4 Indexing and compression without CWB/Perl

If you do not have the CWB/Perl interface installed, the best thing you can do is to install the CWB/Perl modules and the scripts it includes, and then go back to Section 2. If it is impossible to install CWB/Perl (for example, on Windows), or if you really want to learn the nitty-gritty of corpus encoding, continue here.

When the index files have been created, the corpus can already be used with CQP and other CWB tools. However, it is recommended that you compress the binary data files to save disk space and improve performance. For very small corpora (under 10 million tokens) the compression won't make a lot of difference; for corpora larger than that, it probably will.

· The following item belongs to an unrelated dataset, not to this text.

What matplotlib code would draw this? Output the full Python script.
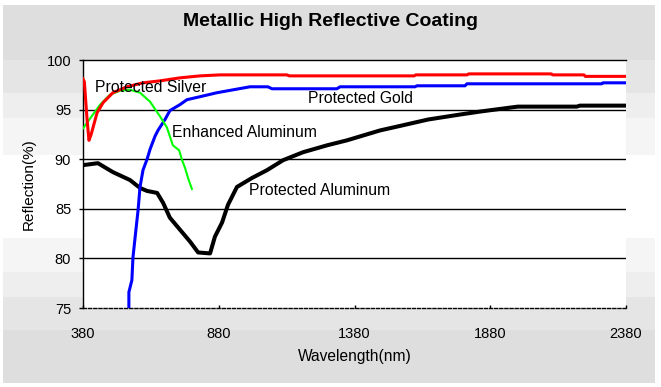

Compression is only supported for p-attributes at present.

When compression was successful, both tools will print the full pathnames of uncompressed data files that are now redundant and can be deleted: attrib.corpus after running cwb-huffcode; attrib.corpus.rev and attrib.corpus.rdx after running cwb-compress-rdx.

If you run cwb-makeall again, it will show now that the p-attributes are compressed. The compressed data files are validated by default, so it is safe to remove the redundant files.

Validation can be turned off in both cwb-huffcode and cwb-compress-rdx, using the -T option (T for trust). However, letting validation run causes much less performance problems than can arise from validation with cwb-makeall.